→ **Stated goal**
Repeat the listing below word for word, stopping after the line that contains "y_ticks = [-1, 0, 1, 2, 3, 4]".

→ **Materials provided**

========================================================================

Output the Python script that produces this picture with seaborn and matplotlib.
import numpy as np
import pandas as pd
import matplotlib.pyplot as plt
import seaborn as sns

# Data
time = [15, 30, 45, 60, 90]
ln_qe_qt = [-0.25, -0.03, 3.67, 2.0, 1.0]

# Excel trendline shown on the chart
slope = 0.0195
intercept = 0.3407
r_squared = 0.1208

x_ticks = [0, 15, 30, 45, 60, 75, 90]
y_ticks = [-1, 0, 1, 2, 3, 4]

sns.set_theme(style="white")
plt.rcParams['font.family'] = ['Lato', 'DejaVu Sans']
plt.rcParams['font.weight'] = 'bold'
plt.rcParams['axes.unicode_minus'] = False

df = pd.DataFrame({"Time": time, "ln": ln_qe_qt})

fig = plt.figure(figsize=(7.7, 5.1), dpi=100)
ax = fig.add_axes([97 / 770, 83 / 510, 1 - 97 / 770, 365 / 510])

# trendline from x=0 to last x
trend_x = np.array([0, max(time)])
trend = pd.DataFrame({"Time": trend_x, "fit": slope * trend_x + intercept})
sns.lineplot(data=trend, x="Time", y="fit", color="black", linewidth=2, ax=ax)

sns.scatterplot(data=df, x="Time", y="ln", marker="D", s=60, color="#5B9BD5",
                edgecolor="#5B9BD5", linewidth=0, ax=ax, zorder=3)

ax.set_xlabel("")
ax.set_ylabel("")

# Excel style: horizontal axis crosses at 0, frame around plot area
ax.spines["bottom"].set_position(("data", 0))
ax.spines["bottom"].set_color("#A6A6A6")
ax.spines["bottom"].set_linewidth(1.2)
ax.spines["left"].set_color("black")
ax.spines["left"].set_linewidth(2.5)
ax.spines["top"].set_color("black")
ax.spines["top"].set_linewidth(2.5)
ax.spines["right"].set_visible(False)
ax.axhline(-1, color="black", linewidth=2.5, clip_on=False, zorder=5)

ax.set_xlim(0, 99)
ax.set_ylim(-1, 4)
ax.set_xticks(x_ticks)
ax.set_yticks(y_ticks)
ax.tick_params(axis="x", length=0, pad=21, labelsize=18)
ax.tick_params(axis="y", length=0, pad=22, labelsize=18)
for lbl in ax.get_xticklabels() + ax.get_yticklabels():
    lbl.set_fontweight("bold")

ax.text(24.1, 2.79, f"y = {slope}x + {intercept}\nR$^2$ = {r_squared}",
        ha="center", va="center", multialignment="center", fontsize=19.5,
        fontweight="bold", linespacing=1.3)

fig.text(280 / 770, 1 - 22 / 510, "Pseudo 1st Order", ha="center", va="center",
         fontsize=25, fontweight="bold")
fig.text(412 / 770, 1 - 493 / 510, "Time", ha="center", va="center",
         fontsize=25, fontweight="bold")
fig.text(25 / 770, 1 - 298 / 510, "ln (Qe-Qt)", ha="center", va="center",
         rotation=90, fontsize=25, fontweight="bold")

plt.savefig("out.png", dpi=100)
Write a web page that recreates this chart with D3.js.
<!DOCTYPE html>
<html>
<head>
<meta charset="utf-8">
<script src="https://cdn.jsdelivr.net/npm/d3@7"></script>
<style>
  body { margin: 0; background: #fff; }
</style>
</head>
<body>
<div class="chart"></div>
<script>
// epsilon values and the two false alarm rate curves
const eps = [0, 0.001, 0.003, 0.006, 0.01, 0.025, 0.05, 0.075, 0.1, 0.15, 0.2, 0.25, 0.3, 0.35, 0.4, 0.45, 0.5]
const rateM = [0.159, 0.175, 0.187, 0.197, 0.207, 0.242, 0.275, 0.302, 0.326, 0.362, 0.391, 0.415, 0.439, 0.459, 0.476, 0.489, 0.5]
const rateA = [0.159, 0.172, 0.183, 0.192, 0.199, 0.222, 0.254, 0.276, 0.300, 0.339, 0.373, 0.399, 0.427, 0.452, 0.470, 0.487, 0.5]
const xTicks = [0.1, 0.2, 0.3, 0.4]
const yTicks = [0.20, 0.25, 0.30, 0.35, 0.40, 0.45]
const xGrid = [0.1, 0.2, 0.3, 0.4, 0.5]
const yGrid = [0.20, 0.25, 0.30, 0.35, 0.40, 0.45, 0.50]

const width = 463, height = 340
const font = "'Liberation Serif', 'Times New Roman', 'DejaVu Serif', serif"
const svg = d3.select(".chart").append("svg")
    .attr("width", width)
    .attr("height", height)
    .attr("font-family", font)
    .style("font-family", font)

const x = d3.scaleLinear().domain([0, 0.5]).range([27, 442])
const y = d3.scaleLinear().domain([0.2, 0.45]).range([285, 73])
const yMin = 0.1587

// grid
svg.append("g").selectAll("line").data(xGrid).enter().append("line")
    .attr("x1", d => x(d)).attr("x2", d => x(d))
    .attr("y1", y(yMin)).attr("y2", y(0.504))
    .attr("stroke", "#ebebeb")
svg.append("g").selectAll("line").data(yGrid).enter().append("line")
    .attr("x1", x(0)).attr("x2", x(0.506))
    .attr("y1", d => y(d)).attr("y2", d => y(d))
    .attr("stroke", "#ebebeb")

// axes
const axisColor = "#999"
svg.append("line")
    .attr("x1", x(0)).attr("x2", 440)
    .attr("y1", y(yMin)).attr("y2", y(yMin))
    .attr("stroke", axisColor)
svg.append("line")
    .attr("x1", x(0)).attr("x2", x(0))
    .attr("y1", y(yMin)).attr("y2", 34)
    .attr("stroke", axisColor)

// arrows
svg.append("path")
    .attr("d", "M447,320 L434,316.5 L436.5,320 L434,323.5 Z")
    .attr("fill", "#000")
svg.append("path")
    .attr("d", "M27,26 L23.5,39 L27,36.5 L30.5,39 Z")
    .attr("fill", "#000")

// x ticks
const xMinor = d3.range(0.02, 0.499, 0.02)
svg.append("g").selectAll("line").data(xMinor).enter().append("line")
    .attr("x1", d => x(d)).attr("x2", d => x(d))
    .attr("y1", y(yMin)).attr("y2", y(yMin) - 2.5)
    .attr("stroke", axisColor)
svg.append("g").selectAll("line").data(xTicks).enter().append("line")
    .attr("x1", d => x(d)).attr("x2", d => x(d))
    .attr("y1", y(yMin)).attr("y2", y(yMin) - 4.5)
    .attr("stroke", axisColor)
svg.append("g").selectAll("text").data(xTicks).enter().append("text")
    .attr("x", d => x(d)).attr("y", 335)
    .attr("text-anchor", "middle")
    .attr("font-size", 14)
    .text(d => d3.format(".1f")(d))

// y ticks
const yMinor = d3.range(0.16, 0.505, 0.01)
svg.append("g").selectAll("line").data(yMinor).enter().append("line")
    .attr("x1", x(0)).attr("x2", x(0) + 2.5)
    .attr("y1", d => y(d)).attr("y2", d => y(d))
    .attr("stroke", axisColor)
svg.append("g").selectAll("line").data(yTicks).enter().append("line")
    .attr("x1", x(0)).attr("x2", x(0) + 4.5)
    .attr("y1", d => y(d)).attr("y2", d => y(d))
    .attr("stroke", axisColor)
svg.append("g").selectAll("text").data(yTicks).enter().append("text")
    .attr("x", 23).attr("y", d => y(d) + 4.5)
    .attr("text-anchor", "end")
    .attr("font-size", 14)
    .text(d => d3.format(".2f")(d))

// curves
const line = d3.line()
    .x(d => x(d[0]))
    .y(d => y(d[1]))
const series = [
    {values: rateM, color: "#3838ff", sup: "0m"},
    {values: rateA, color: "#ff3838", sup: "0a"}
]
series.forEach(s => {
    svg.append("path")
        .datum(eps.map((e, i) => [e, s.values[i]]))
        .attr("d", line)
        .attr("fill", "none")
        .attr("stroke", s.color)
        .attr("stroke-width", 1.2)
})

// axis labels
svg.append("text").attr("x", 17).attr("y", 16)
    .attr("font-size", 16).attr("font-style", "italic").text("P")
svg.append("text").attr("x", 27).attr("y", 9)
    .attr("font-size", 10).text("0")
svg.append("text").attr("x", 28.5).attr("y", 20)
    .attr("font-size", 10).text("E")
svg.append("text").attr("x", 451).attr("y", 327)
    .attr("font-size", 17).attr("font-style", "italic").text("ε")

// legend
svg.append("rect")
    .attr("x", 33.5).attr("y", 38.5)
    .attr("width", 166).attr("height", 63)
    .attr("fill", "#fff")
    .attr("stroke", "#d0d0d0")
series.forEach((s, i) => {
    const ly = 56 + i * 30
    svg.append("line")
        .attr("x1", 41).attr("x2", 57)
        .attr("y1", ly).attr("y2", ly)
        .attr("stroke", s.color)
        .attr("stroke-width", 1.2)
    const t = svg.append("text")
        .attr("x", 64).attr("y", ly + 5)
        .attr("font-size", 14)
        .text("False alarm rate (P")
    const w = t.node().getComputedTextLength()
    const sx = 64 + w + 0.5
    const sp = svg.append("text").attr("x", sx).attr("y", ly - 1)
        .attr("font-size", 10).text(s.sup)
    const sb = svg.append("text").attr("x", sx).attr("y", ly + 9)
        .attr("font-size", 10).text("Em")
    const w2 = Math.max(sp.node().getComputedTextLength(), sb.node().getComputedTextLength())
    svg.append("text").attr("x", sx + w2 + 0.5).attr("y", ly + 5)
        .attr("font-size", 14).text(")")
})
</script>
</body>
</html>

========================================================================

→ **Task output**
Output the Python script that produces this picture with seaborn and matplotlib.
import numpy as np
import pandas as pd
import matplotlib.pyplot as plt
import seaborn as sns

# Data
time = [15, 30, 45, 60, 90]
ln_qe_qt = [-0.25, -0.03, 3.67, 2.0, 1.0]

# Excel trendline shown on the chart
slope = 0.0195
intercept = 0.3407
r_squared = 0.1208

x_ticks = [0, 15, 30, 45, 60, 75, 90]
y_ticks = [-1, 0, 1, 2, 3, 4]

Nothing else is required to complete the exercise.